10 Baffling Changes Video Games Made AFTER Release

4. Patching In Sound & Subtitles - The Quiet Man

forspoken patch
Square Enix

Patching a game to clarify the player's understanding should seem like a net-positive, right? 

But The Quiet Man is no ordinary game - an action-adventure title in which players control a deaf protagonist, resulting in most of the game unfolding with minimal sound and un-subtitled dialogue.

In theory there was a great game here - by placing players in the shoes of a deaf character and forcing them to experience the world as he does, they'd have to rely on other senses and intuit visual cues to make sense of the crime thriller story.

But the spectacularly bungled story execution left most players and critics simply scratching their heads at the utter incomprehensibility of it all. 

A week after release, developer Human Head Studios dropped an "Answered" patch which restored sound and subtitles to the experience, allowing players to finally figure out what the hell was going on.

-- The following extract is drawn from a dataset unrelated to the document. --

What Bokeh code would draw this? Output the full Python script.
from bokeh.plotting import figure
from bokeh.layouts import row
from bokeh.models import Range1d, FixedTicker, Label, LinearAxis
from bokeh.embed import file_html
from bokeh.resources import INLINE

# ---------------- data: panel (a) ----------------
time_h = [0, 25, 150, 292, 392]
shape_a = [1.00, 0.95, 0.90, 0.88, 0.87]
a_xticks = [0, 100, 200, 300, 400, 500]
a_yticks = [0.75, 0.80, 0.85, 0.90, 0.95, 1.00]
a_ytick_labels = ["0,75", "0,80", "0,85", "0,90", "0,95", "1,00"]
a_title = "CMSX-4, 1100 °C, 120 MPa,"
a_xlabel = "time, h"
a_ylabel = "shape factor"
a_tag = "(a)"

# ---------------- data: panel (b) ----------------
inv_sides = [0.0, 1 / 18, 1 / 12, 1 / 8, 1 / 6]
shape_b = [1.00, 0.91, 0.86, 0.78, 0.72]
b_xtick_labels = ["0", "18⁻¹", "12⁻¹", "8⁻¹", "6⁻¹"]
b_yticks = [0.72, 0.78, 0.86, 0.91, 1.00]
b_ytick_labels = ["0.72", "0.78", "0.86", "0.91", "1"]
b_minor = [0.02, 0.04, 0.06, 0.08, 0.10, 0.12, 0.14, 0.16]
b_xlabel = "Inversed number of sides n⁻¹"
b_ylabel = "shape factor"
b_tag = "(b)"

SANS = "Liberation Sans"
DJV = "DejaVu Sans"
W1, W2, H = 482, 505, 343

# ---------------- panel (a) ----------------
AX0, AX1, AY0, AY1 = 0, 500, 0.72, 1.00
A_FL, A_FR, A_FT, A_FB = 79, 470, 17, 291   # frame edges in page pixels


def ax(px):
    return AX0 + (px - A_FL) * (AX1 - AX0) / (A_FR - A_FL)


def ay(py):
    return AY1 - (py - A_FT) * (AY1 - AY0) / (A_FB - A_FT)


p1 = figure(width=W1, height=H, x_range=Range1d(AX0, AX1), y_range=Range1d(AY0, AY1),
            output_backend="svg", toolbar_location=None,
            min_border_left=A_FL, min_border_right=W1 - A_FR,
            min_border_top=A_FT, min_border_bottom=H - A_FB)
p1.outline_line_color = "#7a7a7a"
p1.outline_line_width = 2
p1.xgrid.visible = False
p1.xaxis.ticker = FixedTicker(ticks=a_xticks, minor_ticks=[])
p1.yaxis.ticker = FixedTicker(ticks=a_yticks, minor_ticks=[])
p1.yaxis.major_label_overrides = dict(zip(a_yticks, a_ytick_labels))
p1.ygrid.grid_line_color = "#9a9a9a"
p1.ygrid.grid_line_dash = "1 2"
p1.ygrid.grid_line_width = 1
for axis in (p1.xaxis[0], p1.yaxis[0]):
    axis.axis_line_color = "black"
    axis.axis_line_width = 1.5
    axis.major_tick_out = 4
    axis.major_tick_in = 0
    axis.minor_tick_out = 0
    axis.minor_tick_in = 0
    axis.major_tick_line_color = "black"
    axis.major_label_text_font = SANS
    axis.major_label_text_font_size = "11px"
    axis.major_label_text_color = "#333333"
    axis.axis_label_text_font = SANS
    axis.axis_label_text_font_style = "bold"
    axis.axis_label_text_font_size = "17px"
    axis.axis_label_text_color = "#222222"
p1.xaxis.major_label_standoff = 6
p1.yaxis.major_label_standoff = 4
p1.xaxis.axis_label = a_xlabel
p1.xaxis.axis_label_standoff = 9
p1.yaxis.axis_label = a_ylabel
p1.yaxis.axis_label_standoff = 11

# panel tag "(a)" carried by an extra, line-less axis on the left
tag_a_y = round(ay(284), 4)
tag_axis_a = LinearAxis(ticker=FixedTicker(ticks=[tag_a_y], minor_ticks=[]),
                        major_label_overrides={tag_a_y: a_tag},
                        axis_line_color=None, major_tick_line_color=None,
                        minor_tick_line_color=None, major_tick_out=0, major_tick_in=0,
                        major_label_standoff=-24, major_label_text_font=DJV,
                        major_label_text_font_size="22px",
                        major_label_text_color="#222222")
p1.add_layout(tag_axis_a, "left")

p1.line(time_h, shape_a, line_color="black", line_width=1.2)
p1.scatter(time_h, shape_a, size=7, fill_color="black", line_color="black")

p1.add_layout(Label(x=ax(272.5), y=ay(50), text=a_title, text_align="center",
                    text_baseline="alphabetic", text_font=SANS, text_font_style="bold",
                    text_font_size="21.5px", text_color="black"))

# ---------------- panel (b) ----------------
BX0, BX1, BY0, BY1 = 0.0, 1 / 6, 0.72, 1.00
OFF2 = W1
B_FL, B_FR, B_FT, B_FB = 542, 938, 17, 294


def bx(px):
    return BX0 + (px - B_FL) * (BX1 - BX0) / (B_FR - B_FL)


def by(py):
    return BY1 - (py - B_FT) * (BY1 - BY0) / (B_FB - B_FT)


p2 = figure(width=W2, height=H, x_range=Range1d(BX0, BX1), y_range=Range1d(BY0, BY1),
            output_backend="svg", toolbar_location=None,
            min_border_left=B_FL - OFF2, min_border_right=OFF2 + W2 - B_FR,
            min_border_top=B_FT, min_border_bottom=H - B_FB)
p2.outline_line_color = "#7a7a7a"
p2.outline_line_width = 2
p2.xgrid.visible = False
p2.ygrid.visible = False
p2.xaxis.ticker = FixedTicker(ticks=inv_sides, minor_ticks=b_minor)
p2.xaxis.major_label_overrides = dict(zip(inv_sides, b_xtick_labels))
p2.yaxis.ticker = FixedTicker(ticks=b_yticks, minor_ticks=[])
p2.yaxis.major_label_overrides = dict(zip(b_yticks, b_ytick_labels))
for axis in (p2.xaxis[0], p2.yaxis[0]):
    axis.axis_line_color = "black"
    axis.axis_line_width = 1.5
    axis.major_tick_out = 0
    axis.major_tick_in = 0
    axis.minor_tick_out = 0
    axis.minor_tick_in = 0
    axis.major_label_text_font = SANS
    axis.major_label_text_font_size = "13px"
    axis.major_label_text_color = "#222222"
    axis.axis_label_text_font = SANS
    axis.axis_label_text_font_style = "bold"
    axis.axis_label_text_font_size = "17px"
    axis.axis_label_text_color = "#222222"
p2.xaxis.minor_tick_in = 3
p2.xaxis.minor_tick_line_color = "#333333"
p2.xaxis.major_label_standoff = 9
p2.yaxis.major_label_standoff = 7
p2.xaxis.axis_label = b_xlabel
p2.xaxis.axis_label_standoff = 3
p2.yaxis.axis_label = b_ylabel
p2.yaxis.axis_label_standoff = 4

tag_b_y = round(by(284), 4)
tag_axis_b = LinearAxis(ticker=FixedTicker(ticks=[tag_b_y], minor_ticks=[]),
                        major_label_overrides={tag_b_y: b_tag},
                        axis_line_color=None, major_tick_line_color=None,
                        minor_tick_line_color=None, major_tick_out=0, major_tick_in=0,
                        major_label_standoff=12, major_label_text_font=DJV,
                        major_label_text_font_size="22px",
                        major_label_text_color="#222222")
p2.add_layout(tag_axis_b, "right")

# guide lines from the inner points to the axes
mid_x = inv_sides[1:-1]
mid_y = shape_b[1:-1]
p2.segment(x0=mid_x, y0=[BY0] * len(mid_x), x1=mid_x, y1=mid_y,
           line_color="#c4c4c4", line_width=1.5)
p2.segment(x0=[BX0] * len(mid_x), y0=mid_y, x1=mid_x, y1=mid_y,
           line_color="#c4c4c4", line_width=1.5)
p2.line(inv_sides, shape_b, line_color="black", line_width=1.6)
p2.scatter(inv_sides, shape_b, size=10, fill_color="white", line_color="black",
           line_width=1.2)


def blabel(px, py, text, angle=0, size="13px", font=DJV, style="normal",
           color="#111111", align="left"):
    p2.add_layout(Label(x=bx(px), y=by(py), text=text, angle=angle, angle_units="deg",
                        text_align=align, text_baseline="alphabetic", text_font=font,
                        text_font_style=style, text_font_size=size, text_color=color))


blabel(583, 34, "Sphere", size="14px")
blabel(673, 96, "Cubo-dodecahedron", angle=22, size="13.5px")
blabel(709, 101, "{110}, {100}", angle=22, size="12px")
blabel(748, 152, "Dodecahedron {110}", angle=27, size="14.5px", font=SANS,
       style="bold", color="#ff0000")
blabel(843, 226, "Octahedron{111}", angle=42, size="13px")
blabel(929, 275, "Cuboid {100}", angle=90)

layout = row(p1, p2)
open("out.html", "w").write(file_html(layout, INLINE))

Except, there wasn't exactly a sizable queue of players willing to replay this dreadfully dull three-hour experience to get answers to a story they weren't even remotely invested in. 

And more to the point, it rather undercut the game's "deaf protagonist" gimmick to suddenly give us a sensory upgrade after-the-fact.

Given that The Quiet Man was a critical and commercial dud right out of the gate, the developers were probably better off just leaving it be. 

At least without sound and subtitles, it'd live on as a truly inscrutable curio, whereas a patch which unlocked all the answers made it decidedly less interesting - and still equally awful.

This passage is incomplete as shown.